As we made our way through our three stops, serving, loving and spreading hope to so many, I realized that we too were being changed, being given hope, love and community. The hugs from children, the smiles from their mommas and watching my teammates, seeing that they were all in love as well as watching and learning also, I knew my life was about to change. I got a sense that today, I would start it as the person I knew I was, but at the end of today, I can tell you I am a different person.
These people I came to serve, love on and provide care for, are my sisters, my brothers and in God’s eyes, we are all one community. We are a unity, all in pain, all broken, all still learning and in the midst of our lives, we have blessings, joy, peace, and hope. God is gracious, he loves us unconditionally and sometimes he takes us to places to help us see just how deep, how wide and how strong that love is.

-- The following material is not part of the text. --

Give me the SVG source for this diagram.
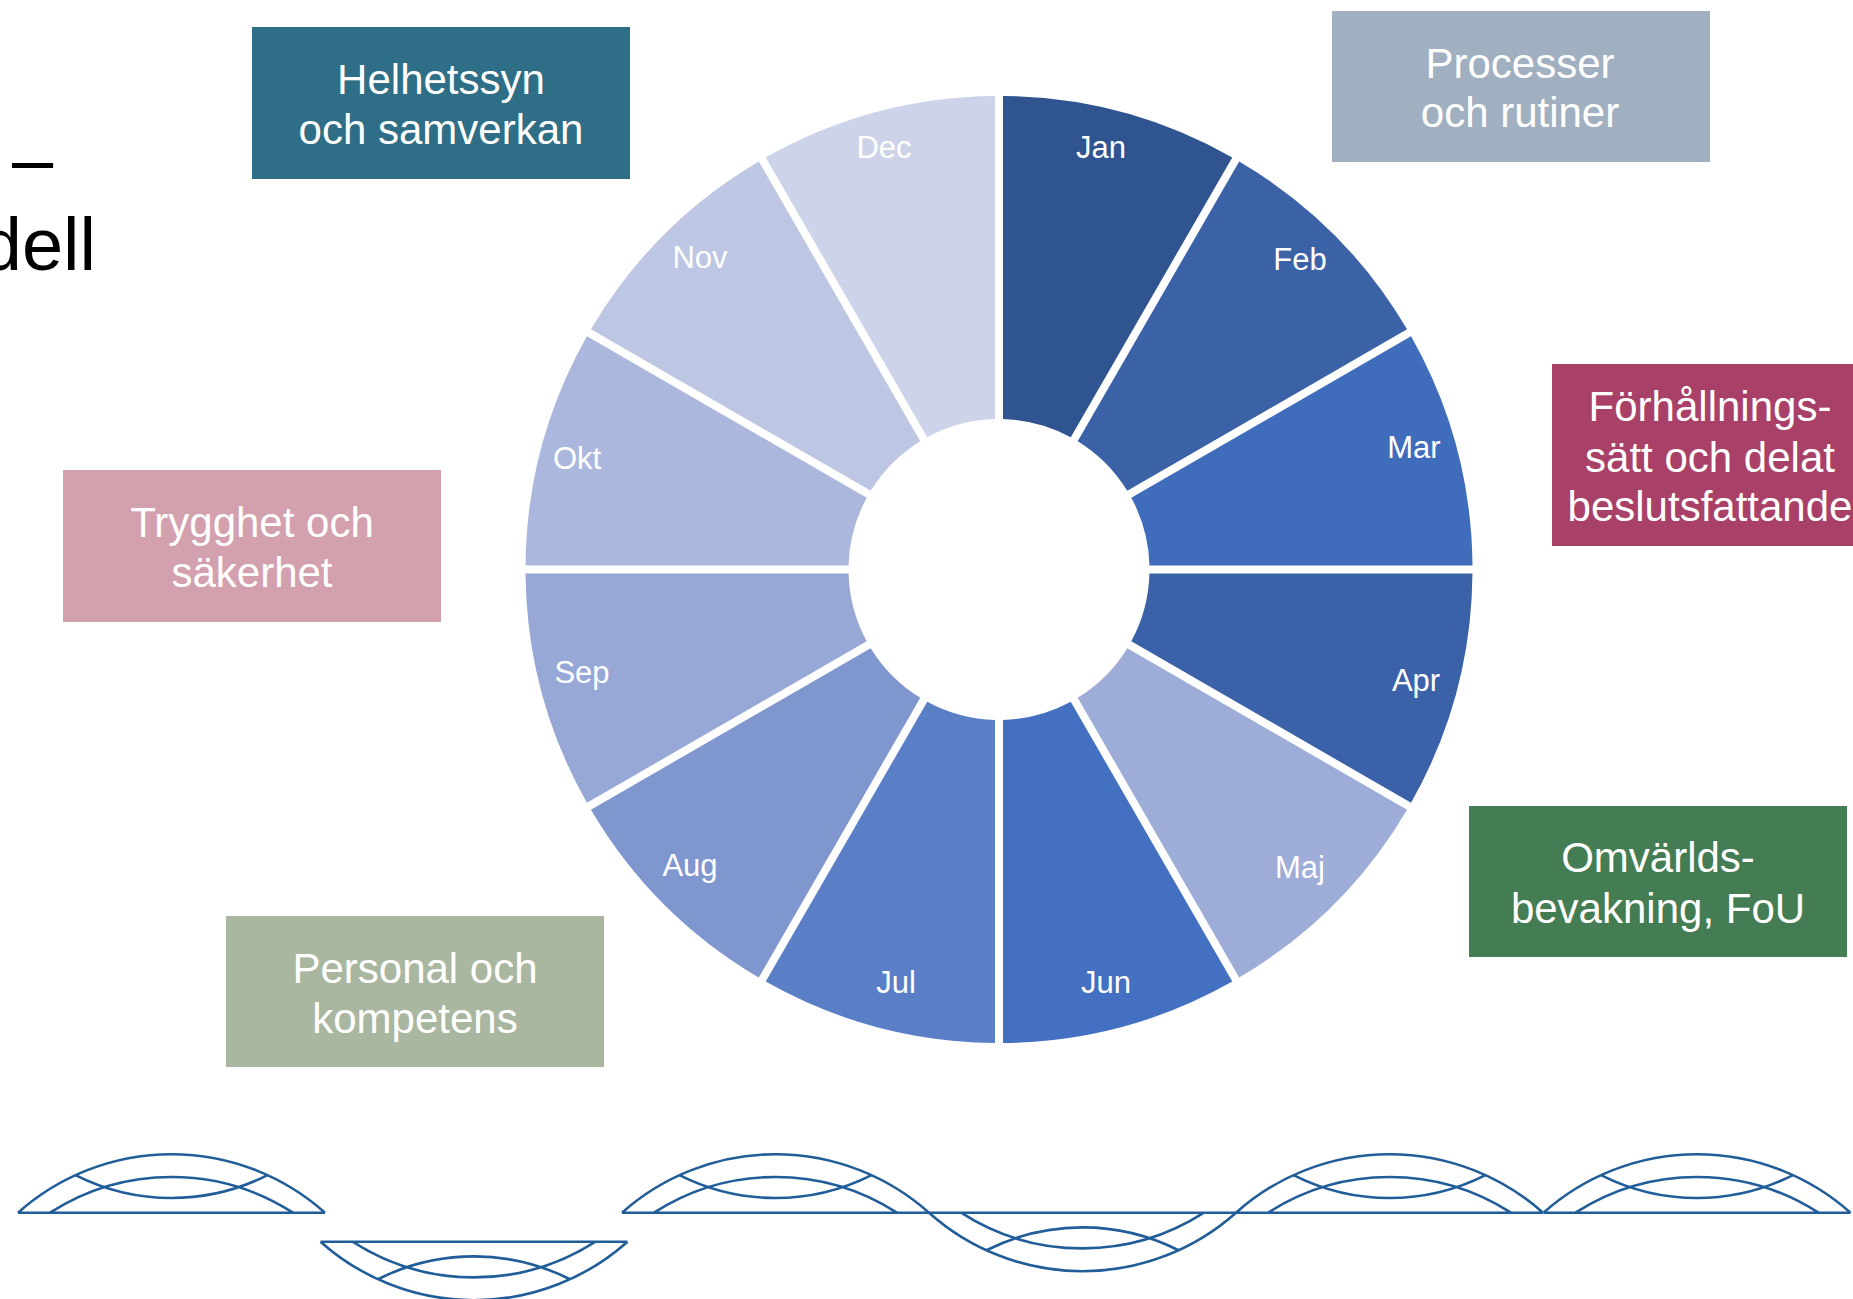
<svg xmlns="http://www.w3.org/2000/svg" xmlns:xlink="http://www.w3.org/1999/xlink" width="1853" height="1299" viewBox="0 0 1853 1299">
<style>
  .month { font-family: "Liberation Sans", Arial, sans-serif; font-size: 31px; fill: #ffffff; text-anchor: middle; }
  .box text { font-family: "Liberation Sans", Arial, sans-serif; font-size: 42px; fill: #ffffff; text-anchor: middle; }
  .title { font-family: "Liberation Sans", Arial, sans-serif; font-size: 74px; fill: #000000; }
  .wave { fill: none; stroke: #215d98; stroke-width: 2.6; }
</style>
<defs>
  <path id="seg" d="M4 -473.483 A473.5 473.5 0 0 1 233.28 -412.05 L71.76 -132.29 A150.5 150.5 0 0 0 4 -150.447 Z"/>
  <path id="arch" d="M-153.5 0 H153.5 M-153.5 0 A230.6 230.6 0 0 1 153.5 0 M-121.5 0 A224.6 224.6 0 0 1 121.5 0 M-96 -37.57 A212.9 212.9 0 0 0 96 -37.57"/>
</defs>
<rect width="1853" height="1299" fill="#ffffff"/>

<g id="title">
  <text class="title" x="12" y="184">–</text>
  <text class="title" x="96" y="270" text-anchor="end">dell</text>
</g>

<g id="wheel">
  <g id="m-jan"><use xlink:href="#seg" href="#seg" fill="#30548f" transform="translate(999 569.5) rotate(0)"/><text class="month" x="1101" y="158">Jan</text></g>
  <g id="m-feb"><use xlink:href="#seg" href="#seg" fill="#3b61a7" transform="translate(999 569.5) rotate(30)"/><text class="month" x="1300" y="270">Feb</text></g>
  <g id="m-mar"><use xlink:href="#seg" href="#seg" fill="#406dbb" transform="translate(999 569.5) rotate(60)"/><text class="month" x="1414" y="458">Mar</text></g>
  <g id="m-apr"><use xlink:href="#seg" href="#seg" fill="#3b62a9" transform="translate(999 569.5) rotate(90)"/><text class="month" x="1416" y="691">Apr</text></g>
  <g id="m-maj"><use xlink:href="#seg" href="#seg" fill="#9eadd7" transform="translate(999 569.5) rotate(120)"/><text class="month" x="1300" y="878">Maj</text></g>
  <g id="m-jun"><use xlink:href="#seg" href="#seg" fill="#4370c0" transform="translate(999 569.5) rotate(150)"/><text class="month" x="1106" y="993">Jun</text></g>
  <g id="m-jul"><use xlink:href="#seg" href="#seg" fill="#5b7fc7" transform="translate(999 569.5) rotate(180)"/><text class="month" x="896" y="993">Jul</text></g>
  <g id="m-aug"><use xlink:href="#seg" href="#seg" fill="#7f96cf" transform="translate(999 569.5) rotate(210)"/><text class="month" x="690" y="876">Aug</text></g>
  <g id="m-sep"><use xlink:href="#seg" href="#seg" fill="#97a8d6" transform="translate(999 569.5) rotate(240)"/><text class="month" x="582" y="683">Sep</text></g>
  <g id="m-okt"><use xlink:href="#seg" href="#seg" fill="#abb7dd" transform="translate(999 569.5) rotate(270)"/><text class="month" x="577" y="469">Okt</text></g>
  <g id="m-nov"><use xlink:href="#seg" href="#seg" fill="#bdc7e3" transform="translate(999 569.5) rotate(300)"/><text class="month" x="700" y="268">Nov</text></g>
  <g id="m-dec"><use xlink:href="#seg" href="#seg" fill="#cdd4ea" transform="translate(999 569.5) rotate(330)"/><text class="month" x="884" y="158">Dec</text></g>
</g>

<g id="box-helhetssyn" class="box">
  <rect x="252" y="27" width="378" height="152" fill="#2e6e86"/>
  <text x="441" y="94">Helhetssyn</text>
  <text x="441" y="144">och samverkan</text>
</g>
<g id="box-processer" class="box">
  <rect x="1332" y="11" width="378" height="151" fill="#a1b0c0"/>
  <text x="1520" y="78">Processer</text>
  <text x="1520" y="127">och rutiner</text>
</g>
<g id="box-forhallning" class="box">
  <rect x="1552" y="364" width="380" height="182" fill="#a94068"/>
  <text x="1710" y="421">Förhållnings-</text>
  <text x="1710" y="472">sätt och delat</text>
  <text x="1710" y="521">beslutsfattande</text>
</g>
<g id="box-trygghet" class="box">
  <rect x="63" y="470" width="378" height="152" fill="#d3a0ae"/>
  <text x="252" y="537">Trygghet och</text>
  <text x="252" y="587">säkerhet</text>
</g>
<g id="box-omvarld" class="box">
  <rect x="1469" y="806" width="378" height="151" fill="#447c53"/>
  <text x="1658" y="872">Omvärlds-</text>
  <text x="1658" y="923">bevakning, FoU</text>
</g>
<g id="box-personal" class="box">
  <rect x="226" y="916" width="378" height="151" fill="#aab7a0"/>
  <text x="415" y="983">Personal och</text>
  <text x="415" y="1033">kompetens</text>
</g>

<g id="waves" class="wave">
  <use xlink:href="#arch" href="#arch" transform="translate(171.5 1212.7)"/>
  <use xlink:href="#arch" href="#arch" transform="translate(474 1241.7) scale(1 -1)"/>
  <use xlink:href="#arch" href="#arch" transform="translate(775.5 1212.7)"/>
  <use xlink:href="#arch" href="#arch" transform="translate(1082.5 1212.7) scale(1 -1)"/>
  <use xlink:href="#arch" href="#arch" transform="translate(1389.5 1212.7)"/>
  <use xlink:href="#arch" href="#arch" transform="translate(1697 1212.7)"/>
</g>
</svg>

My word today is “Wonder”. A feeling of amazement and admiring all that God showed me today. Nothing I have ever seen…sure, but there was so much more than what was on the surface. It was the depths of what God showed me that broke my heart, but also gave me so much more than anything back home has given me. Today I learned that although I have eyes that can see, have I really seen what I should see? What have I missed all these years? Do I really watch for opportunities to provide love, hope or something more? Our sisters and brothers here taught me that my brothers and sisters back in the states need love, need us to lean in and listen, talk, touch and laugh with them. We are all one body and we get so caught up in “our” own lives, and if we simply just pause and watch for moments of wonder, we will continue to grow, transform and be all that we were always meant to be. This is day 1. What will God continue to show me? I'm really not sure, but I’m going to focus on one day at a time, watching, learning and my goal at the end of this trip is to learn why and how to apply it in my life…after. Tonight, I rest, tomorrow is a new day. Am I ready for tomorrow? Probably not, since I don’t know what it will show me, but what I do know is that I am not alone, and together “we” will step into tomorrow already blessed in it.